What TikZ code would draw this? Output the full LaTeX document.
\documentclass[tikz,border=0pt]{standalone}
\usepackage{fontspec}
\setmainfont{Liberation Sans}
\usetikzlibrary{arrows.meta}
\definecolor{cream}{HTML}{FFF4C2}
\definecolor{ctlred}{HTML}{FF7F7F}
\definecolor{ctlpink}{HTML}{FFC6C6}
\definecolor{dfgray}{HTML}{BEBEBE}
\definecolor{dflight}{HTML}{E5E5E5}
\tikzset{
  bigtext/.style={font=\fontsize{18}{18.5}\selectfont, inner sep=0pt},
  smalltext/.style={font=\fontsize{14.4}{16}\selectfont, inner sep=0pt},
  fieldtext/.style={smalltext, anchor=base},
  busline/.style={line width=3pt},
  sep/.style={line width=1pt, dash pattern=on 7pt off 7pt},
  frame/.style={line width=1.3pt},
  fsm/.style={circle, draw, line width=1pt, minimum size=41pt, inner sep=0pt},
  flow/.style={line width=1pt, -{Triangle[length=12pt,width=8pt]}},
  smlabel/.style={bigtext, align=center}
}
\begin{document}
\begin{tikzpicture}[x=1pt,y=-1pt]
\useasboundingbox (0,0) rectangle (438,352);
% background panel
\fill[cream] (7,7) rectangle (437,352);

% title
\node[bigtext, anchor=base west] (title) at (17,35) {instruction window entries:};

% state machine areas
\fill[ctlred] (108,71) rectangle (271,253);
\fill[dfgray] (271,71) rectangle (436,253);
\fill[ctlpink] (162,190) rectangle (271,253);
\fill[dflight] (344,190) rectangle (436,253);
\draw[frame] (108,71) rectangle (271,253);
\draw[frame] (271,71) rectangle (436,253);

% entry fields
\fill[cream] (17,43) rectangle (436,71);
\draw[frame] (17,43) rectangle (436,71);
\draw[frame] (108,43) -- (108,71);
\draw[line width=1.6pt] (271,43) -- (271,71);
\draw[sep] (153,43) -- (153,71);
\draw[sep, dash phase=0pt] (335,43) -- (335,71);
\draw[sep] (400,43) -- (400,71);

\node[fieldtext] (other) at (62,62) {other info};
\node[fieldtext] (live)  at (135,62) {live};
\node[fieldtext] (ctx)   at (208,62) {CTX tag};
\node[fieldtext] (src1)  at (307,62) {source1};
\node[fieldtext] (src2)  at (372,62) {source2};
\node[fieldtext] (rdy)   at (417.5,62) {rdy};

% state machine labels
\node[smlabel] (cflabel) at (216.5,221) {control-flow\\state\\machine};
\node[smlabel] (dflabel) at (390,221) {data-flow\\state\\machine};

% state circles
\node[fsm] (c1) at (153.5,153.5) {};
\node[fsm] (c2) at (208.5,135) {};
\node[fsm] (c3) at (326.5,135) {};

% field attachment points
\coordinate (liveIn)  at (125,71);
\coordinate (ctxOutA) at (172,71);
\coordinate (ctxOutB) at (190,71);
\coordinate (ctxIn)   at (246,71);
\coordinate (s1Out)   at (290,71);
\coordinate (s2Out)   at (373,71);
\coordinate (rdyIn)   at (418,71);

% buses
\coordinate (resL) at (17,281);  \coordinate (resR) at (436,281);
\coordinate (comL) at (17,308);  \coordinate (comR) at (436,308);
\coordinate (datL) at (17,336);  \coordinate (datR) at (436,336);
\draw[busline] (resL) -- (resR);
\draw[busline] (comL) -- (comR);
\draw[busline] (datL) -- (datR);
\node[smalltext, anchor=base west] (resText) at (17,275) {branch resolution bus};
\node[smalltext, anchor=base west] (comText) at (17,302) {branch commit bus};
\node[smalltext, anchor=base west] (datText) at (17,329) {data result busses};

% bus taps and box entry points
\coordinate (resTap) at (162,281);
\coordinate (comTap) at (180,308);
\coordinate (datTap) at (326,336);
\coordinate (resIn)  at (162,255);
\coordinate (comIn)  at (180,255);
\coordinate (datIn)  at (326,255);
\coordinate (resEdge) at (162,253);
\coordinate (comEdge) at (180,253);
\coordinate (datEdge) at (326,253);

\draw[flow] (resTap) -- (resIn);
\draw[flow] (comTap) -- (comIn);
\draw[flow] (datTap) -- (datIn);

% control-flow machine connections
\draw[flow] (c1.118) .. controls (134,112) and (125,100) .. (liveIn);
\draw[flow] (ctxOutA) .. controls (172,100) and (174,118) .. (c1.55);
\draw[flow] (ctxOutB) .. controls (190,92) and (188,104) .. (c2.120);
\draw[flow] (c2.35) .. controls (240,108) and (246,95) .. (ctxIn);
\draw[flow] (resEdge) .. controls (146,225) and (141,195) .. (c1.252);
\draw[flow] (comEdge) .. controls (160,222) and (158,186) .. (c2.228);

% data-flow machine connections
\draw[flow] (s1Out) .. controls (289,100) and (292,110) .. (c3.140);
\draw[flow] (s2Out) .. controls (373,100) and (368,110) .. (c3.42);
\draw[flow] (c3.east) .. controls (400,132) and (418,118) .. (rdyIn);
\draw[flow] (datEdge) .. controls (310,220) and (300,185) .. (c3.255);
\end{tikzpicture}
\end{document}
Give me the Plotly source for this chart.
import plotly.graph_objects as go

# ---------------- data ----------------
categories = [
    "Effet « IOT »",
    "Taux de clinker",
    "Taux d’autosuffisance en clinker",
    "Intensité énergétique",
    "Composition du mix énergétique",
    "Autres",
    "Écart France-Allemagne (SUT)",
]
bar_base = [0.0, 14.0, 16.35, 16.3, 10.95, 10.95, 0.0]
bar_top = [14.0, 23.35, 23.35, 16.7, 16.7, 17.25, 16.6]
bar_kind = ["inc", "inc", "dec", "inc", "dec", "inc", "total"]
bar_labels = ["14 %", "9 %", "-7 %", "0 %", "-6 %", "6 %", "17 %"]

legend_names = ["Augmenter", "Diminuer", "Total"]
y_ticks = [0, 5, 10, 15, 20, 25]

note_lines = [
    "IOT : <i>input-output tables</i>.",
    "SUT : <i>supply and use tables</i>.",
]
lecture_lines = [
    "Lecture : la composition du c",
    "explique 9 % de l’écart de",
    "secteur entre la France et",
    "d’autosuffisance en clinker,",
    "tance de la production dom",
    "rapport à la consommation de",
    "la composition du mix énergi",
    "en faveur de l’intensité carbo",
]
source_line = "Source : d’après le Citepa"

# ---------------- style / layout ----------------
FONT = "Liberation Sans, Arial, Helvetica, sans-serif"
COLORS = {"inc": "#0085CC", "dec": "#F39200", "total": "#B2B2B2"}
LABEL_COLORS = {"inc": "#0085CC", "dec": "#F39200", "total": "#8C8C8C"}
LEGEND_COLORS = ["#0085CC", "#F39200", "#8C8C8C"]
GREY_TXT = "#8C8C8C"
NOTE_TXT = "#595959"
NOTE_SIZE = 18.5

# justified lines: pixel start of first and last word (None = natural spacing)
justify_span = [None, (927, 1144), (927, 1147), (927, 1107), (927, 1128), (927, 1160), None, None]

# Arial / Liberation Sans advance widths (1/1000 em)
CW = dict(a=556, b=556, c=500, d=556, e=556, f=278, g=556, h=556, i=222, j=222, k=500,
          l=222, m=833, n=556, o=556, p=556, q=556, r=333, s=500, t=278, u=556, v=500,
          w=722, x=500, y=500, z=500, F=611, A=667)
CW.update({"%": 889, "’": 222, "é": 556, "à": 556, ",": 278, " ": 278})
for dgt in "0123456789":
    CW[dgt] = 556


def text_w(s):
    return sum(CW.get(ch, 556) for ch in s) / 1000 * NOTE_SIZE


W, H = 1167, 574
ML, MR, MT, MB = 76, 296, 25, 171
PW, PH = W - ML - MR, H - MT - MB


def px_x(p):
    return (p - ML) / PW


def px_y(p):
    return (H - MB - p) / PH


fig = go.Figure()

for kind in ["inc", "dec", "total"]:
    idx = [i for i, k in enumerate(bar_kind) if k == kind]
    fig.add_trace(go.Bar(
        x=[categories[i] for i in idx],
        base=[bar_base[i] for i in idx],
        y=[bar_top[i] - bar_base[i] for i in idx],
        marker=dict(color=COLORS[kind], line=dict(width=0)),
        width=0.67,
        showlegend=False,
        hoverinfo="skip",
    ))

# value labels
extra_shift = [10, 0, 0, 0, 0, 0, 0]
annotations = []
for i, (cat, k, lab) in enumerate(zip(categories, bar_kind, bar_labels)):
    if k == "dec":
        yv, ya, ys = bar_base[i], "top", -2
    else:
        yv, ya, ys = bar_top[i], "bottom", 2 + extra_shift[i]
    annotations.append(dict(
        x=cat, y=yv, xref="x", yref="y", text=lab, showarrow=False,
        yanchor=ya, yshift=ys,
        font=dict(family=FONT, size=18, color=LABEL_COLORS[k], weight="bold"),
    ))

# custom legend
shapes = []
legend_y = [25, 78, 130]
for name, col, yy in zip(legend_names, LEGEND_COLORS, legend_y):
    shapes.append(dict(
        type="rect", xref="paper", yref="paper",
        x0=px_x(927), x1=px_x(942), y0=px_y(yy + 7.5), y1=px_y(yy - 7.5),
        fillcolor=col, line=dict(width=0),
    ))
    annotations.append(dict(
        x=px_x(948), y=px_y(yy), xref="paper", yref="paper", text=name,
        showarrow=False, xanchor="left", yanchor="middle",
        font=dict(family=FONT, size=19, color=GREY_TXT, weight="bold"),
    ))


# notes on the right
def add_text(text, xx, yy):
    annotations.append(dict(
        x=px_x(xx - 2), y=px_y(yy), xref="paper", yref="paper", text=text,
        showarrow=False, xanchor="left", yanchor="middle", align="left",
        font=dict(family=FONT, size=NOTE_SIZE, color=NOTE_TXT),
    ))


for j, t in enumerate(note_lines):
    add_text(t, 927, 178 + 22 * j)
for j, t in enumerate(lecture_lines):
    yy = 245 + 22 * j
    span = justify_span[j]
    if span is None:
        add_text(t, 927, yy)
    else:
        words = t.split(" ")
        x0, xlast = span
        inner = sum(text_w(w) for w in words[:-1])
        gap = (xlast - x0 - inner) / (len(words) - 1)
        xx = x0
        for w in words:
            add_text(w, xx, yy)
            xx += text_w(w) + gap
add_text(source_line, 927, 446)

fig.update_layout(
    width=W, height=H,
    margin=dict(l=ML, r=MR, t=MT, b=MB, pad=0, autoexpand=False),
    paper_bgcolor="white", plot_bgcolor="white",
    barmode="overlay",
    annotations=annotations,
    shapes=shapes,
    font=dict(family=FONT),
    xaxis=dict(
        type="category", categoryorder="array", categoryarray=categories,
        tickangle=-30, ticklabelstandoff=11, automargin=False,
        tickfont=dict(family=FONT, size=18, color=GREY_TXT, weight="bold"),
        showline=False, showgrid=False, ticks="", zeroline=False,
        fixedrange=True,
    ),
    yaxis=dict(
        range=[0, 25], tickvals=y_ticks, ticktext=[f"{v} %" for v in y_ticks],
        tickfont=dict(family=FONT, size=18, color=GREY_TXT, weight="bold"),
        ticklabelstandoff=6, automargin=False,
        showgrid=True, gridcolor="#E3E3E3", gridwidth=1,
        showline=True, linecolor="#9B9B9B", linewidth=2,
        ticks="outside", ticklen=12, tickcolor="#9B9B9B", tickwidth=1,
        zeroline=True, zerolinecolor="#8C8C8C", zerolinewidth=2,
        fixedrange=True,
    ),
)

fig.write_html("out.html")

══════════════════════════════

**What needs to be done:**
Repeat exactly the lines from the first line of the records above through the line containing "(dflabel) at (390,221)", both included, and nothing else.

**Full response:**
What TikZ code would draw this? Output the full LaTeX document.
\documentclass[tikz,border=0pt]{standalone}
\usepackage{fontspec}
\setmainfont{Liberation Sans}
\usetikzlibrary{arrows.meta}
\definecolor{cream}{HTML}{FFF4C2}
\definecolor{ctlred}{HTML}{FF7F7F}
\definecolor{ctlpink}{HTML}{FFC6C6}
\definecolor{dfgray}{HTML}{BEBEBE}
\definecolor{dflight}{HTML}{E5E5E5}
\tikzset{
  bigtext/.style={font=\fontsize{18}{18.5}\selectfont, inner sep=0pt},
  smalltext/.style={font=\fontsize{14.4}{16}\selectfont, inner sep=0pt},
  fieldtext/.style={smalltext, anchor=base},
  busline/.style={line width=3pt},
  sep/.style={line width=1pt, dash pattern=on 7pt off 7pt},
  frame/.style={line width=1.3pt},
  fsm/.style={circle, draw, line width=1pt, minimum size=41pt, inner sep=0pt},
  flow/.style={line width=1pt, -{Triangle[length=12pt,width=8pt]}},
  smlabel/.style={bigtext, align=center}
}
\begin{document}
\begin{tikzpicture}[x=1pt,y=-1pt]
\useasboundingbox (0,0) rectangle (438,352);
% background panel
\fill[cream] (7,7) rectangle (437,352);

% title
\node[bigtext, anchor=base west] (title) at (17,35) {instruction window entries:};

% state machine areas
\fill[ctlred] (108,71) rectangle (271,253);
\fill[dfgray] (271,71) rectangle (436,253);
\fill[ctlpink] (162,190) rectangle (271,253);
\fill[dflight] (344,190) rectangle (436,253);
\draw[frame] (108,71) rectangle (271,253);
\draw[frame] (271,71) rectangle (436,253);

% entry fields
\fill[cream] (17,43) rectangle (436,71);
\draw[frame] (17,43) rectangle (436,71);
\draw[frame] (108,43) -- (108,71);
\draw[line width=1.6pt] (271,43) -- (271,71);
\draw[sep] (153,43) -- (153,71);
\draw[sep, dash phase=0pt] (335,43) -- (335,71);
\draw[sep] (400,43) -- (400,71);

\node[fieldtext] (other) at (62,62) {other info};
\node[fieldtext] (live)  at (135,62) {live};
\node[fieldtext] (ctx)   at (208,62) {CTX tag};
\node[fieldtext] (src1)  at (307,62) {source1};
\node[fieldtext] (src2)  at (372,62) {source2};
\node[fieldtext] (rdy)   at (417.5,62) {rdy};

% state machine labels
\node[smlabel] (cflabel) at (216.5,221) {control-flow\\state\\machine};
\node[smlabel] (dflabel) at (390,221) {data-flow\\state\\machine};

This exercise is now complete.